Key features include:
- Spark-based data validation: runs data quality checks as Spark jobs, allowing users to evaluate constraints efficiently on very large datasets stored across distributed filesystems or warehouse environments.
- Declarative constraint definitions: uses a verification suite where users specify expectations such as completeness, uniqueness, allowed values, and quantile thresholds to verify whether datasets meet required conditions.
- Support for diverse data formats: works with any tabular data that can be loaded into a Spark dataframe, including CSV files, logs, flattened JSON, or database tables containing millions or billions of rows.
- Programmatic rule evaluation: computes metrics and applies assertion functions to determine whether constraints pass or fail, enabling automated detection of data gaps, invalid values, or structural inconsistencies.
- Detailed verification results: returns structured outputs that summarize constraint successes or failures, allowing users to inspect messages, identify violated assumptions, and prioritize corrective actions.
9. Great Expectations
Great Expectations provides a data quality platform and open-source framework for validating datasets, monitoring data health, and aligning technical and business teams around shared quality expectations. It offers cloud-based tooling, automated test generation, real-time observability, and Python-based workflows for defining and evaluating data tests.
Key features include:
- Expectation-based validation: defines tests that express business logic and quality requirements, allowing teams to validate critical data across pipelines and detect issues during development or production.
- ExpectAI test generation: autogenerates tests for new or existing datasets, reducing manual rule creation and helping teams establish broad coverage with minimal initial configuration.
- Real-time data health monitoring: tracks quality indicators and pipeline drift, providing continuous visibility into data reliability and alerting users before errors propagate downstream.
- Collaboration and shared context: offers tools that help business and technical teams communicate using a common language for data quality, supporting shared understanding of failures and required fixes.
- No-infrastructure cloud platform: provides a managed environment that integrates with existing data stacks, allowing teams to set up validation quickly without operating backend services.
10. Soda Core
Soda Core provides an open-source command-line tool and Python library for testing data quality across SQL, Spark, and pandas environments. It uses the Soda Checks Language to translate user-defined rules into executable queries and identify invalid, missing, or unexpected data during scans.
Key features include:
- SodaCL-based test execution: converts user-written checks into aggregated SQL queries, enabling structured validation of missing values, invalid entries, duplicates, ranges, and other rule-based conditions.

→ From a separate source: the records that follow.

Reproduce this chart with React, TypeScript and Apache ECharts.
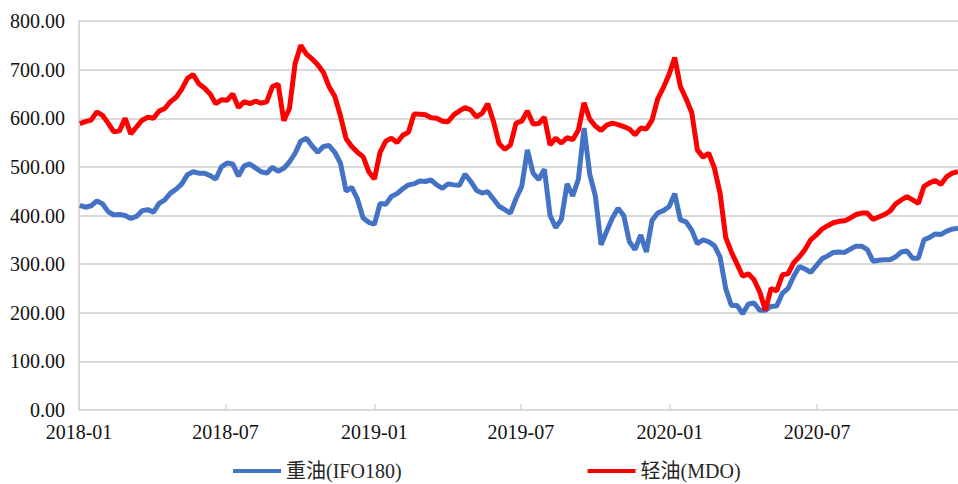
import React, { useEffect, useRef } from "react";
import * as echarts from "echarts";

// Weekly sampling grid (first observation date and step in days)
const START_DATE = [2018, 0, 2];
const STEP_DAYS = 7;
const AXIS_MIN = [2018, 0, 1];

// Tick / label months shown on the x axis
const tickMonths: [number, number][] = [
  [2018, 0], [2018, 6], [2019, 0], [2019, 6], [2020, 0], [2020, 6],
];

const yTicks = [0, 100, 200, 300, 400, 500, 600, 700, 800];

// 重油(IFO180)
const ifo180 = [
  421, 417, 420, 430, 424, 408, 401, 402, 400, 394,
  398, 410, 412, 407, 425, 432, 446, 454, 465, 484,
  490, 487, 487, 482, 475, 500, 508, 506, 481, 502,
  506, 498, 490, 487, 499, 491, 497, 510, 528, 553,
  559, 543, 530, 542, 544, 530, 508, 450, 458, 434,
  395, 386, 382, 425, 423, 439, 445, 455, 463, 465,
  471, 470, 473, 463, 456, 465, 463, 462, 485, 470,
  452, 446, 449, 434, 419, 412, 405, 435, 460, 535,
  487, 474, 495, 400, 375, 392, 465, 440, 475, 580,
  485, 440, 340, 368, 395, 415, 400, 346, 330, 360,
  325, 390, 405, 410, 418, 445, 391, 387, 370, 342,
  350, 346, 338, 315, 250, 215, 215, 198, 218, 220,
  205, 205, 213, 214, 240, 250, 275, 295, 290, 283,
  297, 311, 317, 324, 325, 324, 331, 337, 337, 330,
  306, 308, 309, 309, 315, 325, 327, 312, 312, 350,
  355, 362, 361, 368, 372, 374,
];

// 轻油(MDO)
const mdo = [
  589, 593, 596, 613, 606, 590, 572, 574, 600, 568,
  582, 596, 602, 600, 615, 620, 634, 643, 660, 682,
  690, 671, 662, 650, 630, 638, 637, 650, 622, 634,
  630, 635, 631, 634, 665, 670, 595, 620, 712, 750,
  732, 722, 710, 694, 665, 645, 605, 558, 542, 530,
  521, 490, 475, 530, 553, 559, 550, 565, 571, 609,
  608, 607, 601, 600, 594, 593, 607, 615, 622, 617,
  603, 610, 630, 594, 548, 536, 545, 590, 594, 615,
  588, 589, 602, 545, 559, 549, 560, 556, 576, 632,
  598, 584, 575, 586, 590, 587, 583, 578, 566, 580,
  578, 596, 640, 663, 690, 725, 665, 640, 612, 535,
  520, 528, 498, 446, 355, 325, 300, 275, 280, 268,
  243, 205, 250, 245, 278, 280, 303, 315, 330, 350,
  360, 372, 379, 385, 388, 389, 395, 402, 405, 405,
  392, 397, 402, 409, 424, 432, 439, 432, 425, 460,
  467, 472, 464, 480, 487, 490,
];

const seriesNames = ["重油(IFO180)", "轻油(MDO)"];

function dateAt(i: number): number {
  const d = new Date(START_DATE[0], START_DATE[1], START_DATE[2]);
  d.setDate(d.getDate() + i * STEP_DAYS);
  return d.getTime();
}

const SERIF = "'Liberation Serif', 'Times New Roman', 'Noto Sans CJK SC', serif";

export default function App() {
  const ref = useRef<HTMLDivElement>(null);
  useEffect(() => {
    document.body.style.margin = "0";
    if (!ref.current) return;
    const chart = echarts.init(ref.current, undefined, { renderer: "svg" });
    const tickValues = tickMonths.map(([y, m]) => new Date(y, m, 1).getTime());
    const minT = new Date(AXIS_MIN[0], AXIS_MIN[1], AXIS_MIN[2]).getTime();
    const maxT = dateAt(ifo180.length - 1);
    chart.setOption({
      animation: false,
      backgroundColor: "#ffffff",
      grid: { left: 79, right: 0, top: 21, bottom: 74, containLabel: false },
      legend: {
        data: seriesNames,
        left: 228,
        top: 456,
        icon: "rect",
        itemWidth: 48,
        itemHeight: 4,
        itemGap: 186,
        textStyle: { fontFamily: SERIF, fontSize: 20, color: "#262626" },
      },
      xAxis: {
        type: "value",
        min: minT,
        max: maxT,
        axisLine: { show: true, lineStyle: { color: "#d9d9d9", width: 2 } },
        axisTick: {
          show: true,
          inside: true,
          length: 6,
          customValues: tickValues,
          lineStyle: { color: "#d9d9d9", width: 1.5 },
        },
        axisLabel: {
          customValues: tickValues,
          hideOverlap: false,
          margin: 12,
          fontFamily: SERIF,
          fontSize: 20,
          color: "#111",
          formatter: (v: number) => {
            const d = new Date(v);
            const m = d.getMonth() + 1;
            return d.getFullYear() + "-" + (m < 10 ? "0" + m : "" + m);
          },
        },
        splitLine: { show: false },
      },
      yAxis: {
        type: "value",
        min: yTicks[0],
        max: yTicks[yTicks.length - 1],
        interval: 100,
        axisLine: { show: true, lineStyle: { color: "#d9d9d9", width: 2 } },
        axisTick: { show: false },
        axisLabel: {
          margin: 14,
          fontFamily: SERIF,
          fontSize: 20,
          color: "#111",
          formatter: (v: number) => v.toFixed(2),
        },
        splitLine: { show: true, lineStyle: { color: "#d9d9d9", width: 2 } },
      },
      series: [
        {
          name: seriesNames[0],
          type: "line",
          showSymbol: false,
          symbol: "none",
          lineStyle: { color: "#4472C4", width: 5 },
          itemStyle: { color: "#4472C4" },
          data: ifo180.map((v, i) => [dateAt(i), v]),
        },
        {
          name: seriesNames[1],
          type: "line",
          showSymbol: false,
          symbol: "none",
          lineStyle: { color: "#FF0000", width: 5 },
          itemStyle: { color: "#FF0000" },
          data: mdo.map((v, i) => [dateAt(i), v]),
        },
      ],
    });
    return () => chart.dispose();
  }, []);
  return <div ref={ref} style={{ width: 958, height: 484 }} />;
}
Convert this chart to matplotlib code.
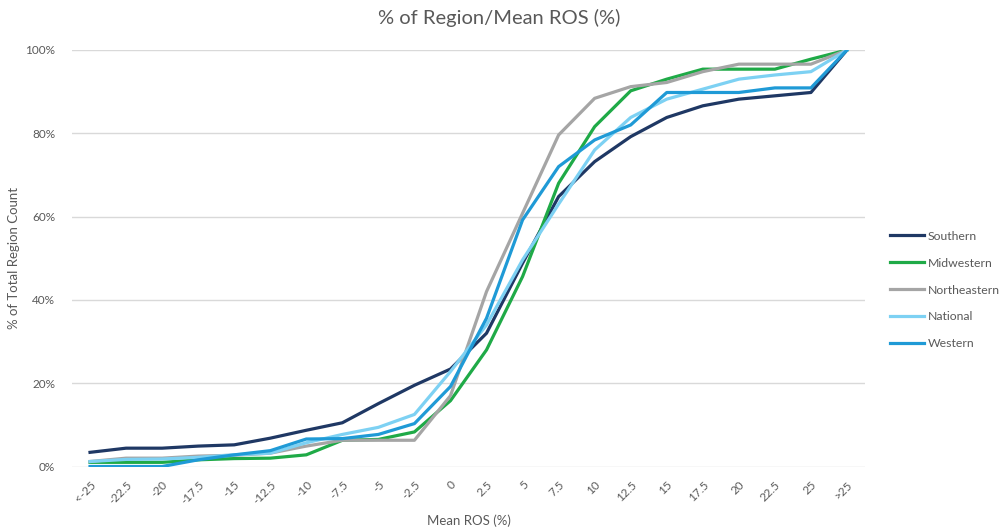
import matplotlib
matplotlib.use("Agg")
import matplotlib.pyplot as plt
from matplotlib.ticker import PercentFormatter

categories = ["<-25", "-22.5", "-20", "-17.5", "-15", "-12.5", "-10", "-7.5", "-5", "-2.5",
              "0", "2.5", "5", "7.5", "10", "12.5", "15", "17.5", "20", "22.5", "25", ">25"]

southern     = [3.4, 4.4, 4.4, 4.9, 5.2, 6.8, 8.7, 10.5, 15.1, 19.5, 23.4, 32.0, 48.8, 64.8, 73.2, 79.2, 83.8, 86.6, 88.2, 89.0, 89.8, 100]
midwestern   = [1.0, 1.0, 1.0, 1.6, 1.9, 2.0, 2.8, 6.3, 6.5, 8.3, 15.8, 28.0, 45.6, 68.0, 81.6, 90.2, 93.0, 95.4, 95.4, 95.4, 97.8, 100]
northeastern = [1.2, 2.0, 2.0, 2.5, 2.7, 3.2, 4.9, 6.3, 6.3, 6.3, 17.0, 42.0, 60.8, 79.6, 88.4, 91.2, 92.2, 94.8, 96.6, 96.6, 96.6, 100]
national     = [1.2, 1.7, 1.8, 2.2, 2.8, 3.2, 5.7, 7.7, 9.4, 12.5, 22.8, 34.0, 49.6, 63.0, 76.0, 83.8, 88.2, 90.6, 93.0, 94.0, 94.8, 100]
western      = [0.0, 0.0, 0.0, 1.6, 2.8, 3.8, 6.6, 6.7, 7.7, 10.3, 19.2, 35.6, 59.2, 72.0, 78.4, 82.0, 89.8, 89.8, 89.8, 90.9, 90.9, 100]

series = [
    ("Southern", southern, "#1F3864"),
    ("Midwestern", midwestern, "#1FAA47"),
    ("Northeastern", northeastern, "#A5A5A5"),
    ("National", national, "#7DD1F3"),
    ("Western", western, "#1F9AD6"),
]

plt.rcParams["font.family"] = ["Lato", "DejaVu Sans"]
text_color = "#595959"

fig = plt.figure(figsize=(9.99, 5.31), dpi=100)
ax = fig.add_axes([72 / 999, 1 - 466.5 / 531, 793 / 999, 416.5 / 531])

x = list(range(len(categories)))
for name, vals, color in series:
    ax.plot(x, vals, color=color, lw=2.3, label=name, solid_joinstyle="round")

ax.set_xlim(-0.5, len(categories) - 0.5)
ax.set_ylim(0, 100)
ax.set_yticks([0, 20, 40, 60, 80, 100])
ax.yaxis.set_major_formatter(PercentFormatter(decimals=0))
ax.set_xticks(x)
ax.set_xticklabels(categories, rotation=45, ha="right", rotation_mode="anchor")
ax.tick_params(axis="both", length=0, colors=text_color, labelsize=8.5)
ax.tick_params(axis="x", pad=9)
ax.tick_params(axis="y", pad=12)
ax.grid(axis="y", color="#D9D9D9", lw=1)
ax.set_axisbelow(True)
for s in ax.spines.values():
    s.set_visible(False)

fig.text(0.5, 1 - 18 / 531, "% of Region/Mean ROS (%)", fontsize=14.5,
         color=text_color, ha="center", va="center")
ax.set_xlabel("Mean ROS (%)", fontsize=9.5, color=text_color, labelpad=6)
ax.set_ylabel("% of Total Region Count", fontsize=9.5, color=text_color, labelpad=4)

leg = ax.legend(loc="center left", bbox_to_anchor=(884 / 999, 1 - 290 / 531),
                bbox_transform=fig.transFigure, frameon=False,
                fontsize=8.8, handlelength=2.8, handletextpad=0.25, labelspacing=1.3,
                borderpad=0, labelcolor=text_color)

fig.savefig("out.png", dpi=100)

- Pipeline and development integration: supports execution within data pipelines or standalone development workflows, allowing scans to run programmatically or on scheduled intervals for continuous testing.
- Schema validation checks: detects forbidden, missing, or mismatched columns by comparing expected schema definitions against dataset structures and surfacing warnings or failures when discrepancies appear.
- Freshness and referential integrity checks: evaluates data timeliness and verifies that values in one dataset exist in another, helping users monitor source freshness and relational consistency.
- Multi-source compatibility: connects to several data platforms through source-specific packages, allowing users to configure scans across different SQL engines, Spark contexts, or pandas datasets.
Selecting the Right Data Quality Tool
Choosing a data quality tool involves evaluating technical, operational, and organizational requirements to ensure the selected solution aligns with current and future data management needs. A poorly matched tool can result in underutilization, integration challenges, or limited scalability. The following considerations help guide effective tool selection:
- Data environment compatibility: Ensure the tool supports your data platforms (e.g., cloud data warehouses, on-prem databases, streaming systems). Compatibility with your ecosystem reduces integration overhead and speeds up deployment.
- Use case fit: Identify whether the tool supports your primary needs: profiling, cleansing, validation, monitoring, or observability. Some tools specialize in one or two capabilities, while others offer broader feature sets.
- Scalability and performance: Assess whether the tool can handle the volume, velocity, and variety of your datasets, especially if you're working in high-scale or real-time environments.
- Automation and intelligence: Consider how well the tool supports automation through AI, machine learning, or rule generation. Intelligent recommendations and self-healing workflows reduce manual intervention and increase coverage.
- Governance and compliance support: Look for features that enable data lineage, auditing, data ownership tracking, and policy enforcement. These are critical for regulated industries or organizations with strict governance requirements.
- Ease of use and adoption: Tools with intuitive interfaces, no-code/low-code features, or collaborative capabilities are more accessible to business users and foster broader adoption across teams.
- Integration with toolchain: Evaluate how well the tool integrates with your existing stack: ETL platforms, data catalogs, observability systems, BI tools, and CI/CD pipelines.
- Custom rule definition: Ensure the tool allows you to define and manage custom data quality rules (e.g., via SQL, Python, YAML) for organization-specific requirements that go beyond out-of-the-box checks.
- Monitoring and alerting flexibility: Check for configurable alerting, severity thresholds, and routing logic that fits your team's operational workflows.
Related content: Read our guide to data quality management
Conclusion
Data quality tools play a critical role in ensuring that data is fit for use across analytics, operations, and machine learning. With growing data volumes and complexity, these tools help automate detection and correction of quality issues, enforce contracts, and improve trust across teams. By selecting the right solution based on environment, use case, and governance needs, organizations can enhance data reliability, reduce manual overhead, and increase the value they extract from their data assets.